Sometimes the speech of the people is intentionally suppressed and censored if it is counter to the oligarchs stance. Other members of society go along with the charade in exchange for financial benefits that corrupt oligarchs provide their followers.
Oligarchies lack any incentive for growth and innovation. Since the main goal of the oligarch is to retain power, there is little incentive to change the status quo. Since very few new members join, there are rarely new ideas introduced.
New technologies or innovations could be disruptive to the oligarchs’ business models. They seek to monopolize the industries they control and suppress any disruptive innovations instead. An oligarchy could also attack innovations in different industries to limit the power of other oligarchs relative to themselves.
No One Can Join
There is very little room for advancement in an oligarchical society. The hierarchies become rigid and solidified. For the common citizens it can become almost impossible to join or create any influential organizations since the oligarchs often hold monopolies on business, trade, communication and wealth.
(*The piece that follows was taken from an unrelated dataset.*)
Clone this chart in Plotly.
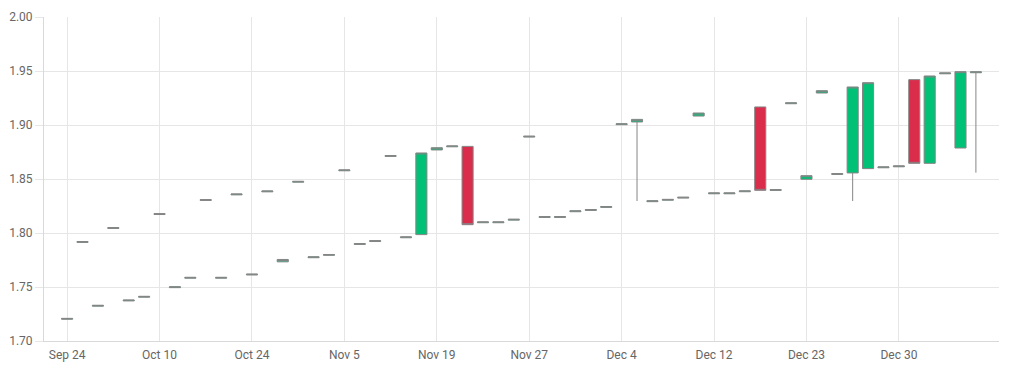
import plotly.graph_objects as go

dates = ["Sep 24", "Sep 26", "Sep 28", "Oct 2", "Oct 4", "Oct 8",
         "Oct 10", "Oct 12", "Oct 15", "Oct 17", "Oct 19", "Oct 22",
         "Oct 24", "Oct 26", "Oct 29", "Oct 31", "Nov 1", "Nov 2",
         "Nov 5", "Nov 7", "Nov 9", "Nov 12", "Nov 14", "Nov 16",
         "Nov 19", "Nov 20", "Nov 21", "Nov 22", "Nov 23", "Nov 26",
         "Nov 27", "Nov 28", "Nov 29", "Nov 30", "Dec 1", "Dec 3",
         "Dec 4", "Dec 5", "Dec 6", "Dec 7", "Dec 10", "Dec 11",
         "Dec 12", "Dec 14", "Dec 17", "Dec 18", "Dec 19", "Dec 21",
         "Dec 23", "Dec 24", "Dec 25", "Dec 26", "Dec 27", "Dec 28",
         "Dec 30", "Dec 31", "Jan 1", "Jan 2", "Jan 3", "Jan 4"]

open_ = [1.7201, 1.7913, 1.7322, 1.8042, 1.7371, 1.7405,
         1.8171, 1.7494, 1.7581, 1.8301, 1.7581, 1.8353,
         1.7611, 1.8381, 1.7733, 1.8470, 1.7771, 1.7793,
         1.8576, 1.7894, 1.7921, 1.8709, 1.7956, 1.7985,
         1.8769, 1.8798, 1.8802, 1.8095, 1.8095, 1.8119,
         1.8888, 1.8144, 1.8144, 1.8197, 1.8209, 1.8237,
         1.9003, 1.9028, 1.8290, 1.8303, 1.8323, 1.9083,
         1.8363, 1.8363, 1.8382, 1.9167, 1.8394, 1.9197,
         1.8497, 1.9296, 1.8542, 1.8556, 1.8596, 1.8604,
         1.8613, 1.9420, 1.8645, 1.9474, 1.8787, 1.9484]

close = [1.7209, 1.7921, 1.7330, 1.8050, 1.7379, 1.7413,
         1.8179, 1.7502, 1.7589, 1.8309, 1.7589, 1.8361,
         1.7619, 1.8389, 1.7755, 1.8478, 1.7779, 1.7801,
         1.8584, 1.7902, 1.7929, 1.8717, 1.7964, 1.8741,
         1.8790, 1.8806, 1.8077, 1.8103, 1.8103, 1.8127,
         1.8896, 1.8152, 1.8152, 1.8205, 1.8217, 1.8245,
         1.9011, 1.9052, 1.8298, 1.8311, 1.8331, 1.9111,
         1.8371, 1.8371, 1.8390, 1.8395, 1.8402, 1.9205,
         1.8531, 1.9318, 1.8550, 1.9352, 1.9392, 1.8612,
         1.8621, 1.8645, 1.9454, 1.9482, 1.9494, 1.9492]

high = [max(o, c) for o, c in zip(open_, close)]

low = [min(o, c) for o, c in zip(open_, close)]
low[37] = 1.8296
low[51] = 1.8296
low[59] = 1.8559

y_ticks = [1.70, 1.75, 1.80, 1.85, 1.90, 1.95, 2.00]

GREEN = "#00c176"
RED = "#d92d4b"
OUTLINE = "#858585"
GRID = "#e6e6e6"
TEXT = "#666666"

fig = go.Figure(go.Candlestick(
    x=dates, open=open_, high=high, low=low, close=close,
    increasing=dict(fillcolor=GREEN, line=dict(color=OUTLINE, width=1)),
    decreasing=dict(fillcolor=RED, line=dict(color=OUTLINE, width=1)),
    whiskerwidth=0,
    showlegend=False,
    hoverinfo="x+y",
))

# the page body adds an 8px margin, so the figure is 8px smaller each way
fig.update_layout(
    width=1016, height=359,
    margin=dict(l=36, r=25, t=9, b=26),
    paper_bgcolor="white", plot_bgcolor="white",
    boxgap=0.28, boxgroupgap=0,
    font=dict(family="Roboto, Liberation Sans, Arial, sans-serif", size=12, color=TEXT),
    xaxis=dict(
        type="category",
        categoryorder="array", categoryarray=dates,
        tickmode="array", tickvals=dates[::6], ticktext=dates[::6],
        range=[-1.5, 60.5],
        automargin=False,
        showgrid=True, gridcolor=GRID, gridwidth=1,
        showline=True, linecolor="#d9d9d9", linewidth=1,
        ticks="outside", ticklen=3, tickcolor="rgba(0,0,0,0)",
        rangeslider=dict(visible=False),
        zeroline=False,
        tickfont=dict(size=12, color=TEXT),
    ),
    yaxis=dict(
        range=[1.70, 2.00],
        tickmode="array", tickvals=y_ticks,
        tickformat=".2f",
        automargin=False,
        showgrid=True, gridcolor=GRID, gridwidth=1,
        showline=True, linecolor="#d9d9d9", linewidth=1,
        ticks="outside", ticklen=8, tickcolor=GRID,
        zeroline=False,
        tickfont=dict(size=12, color=TEXT),
    ),
)

fig.write_html("out.html")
These monopolies reinforce severe income inequality between the oligarchs and the rest of the population. This also contributes to the extreme difficulty in ever obtaining elite status. The education of the common people can also suffer because the oligarchs try to snuff out competition early on by deliberately hampering the educational system of the citizens.
Since the oligarchs often belong to very exclusive isolated groups with complex hierarchical ranks of authority, aspiring members almost never reach the upper echelons of the oligarchs.
Final Thoughts – The Pros and Cons of Oligarchy
All forms of government have their strengths and weaknesses. In the “Iron Law of Oligarchy”, first developed by Robert Michels in his 1911 book Political Parties, he postulates that any democracy will eventually devolve into an oligarchy. This would happen naturally as part of the “tactical and technical necessities” of the organization. Therefore even people living in democracies should understand how oligarchies work. The benefits of oligarchy are clear for the few people at the top. For everyone else oligarchies unfortunately can cause a lot of hardship. Time will tell whether power can be shared with the many or only with the few.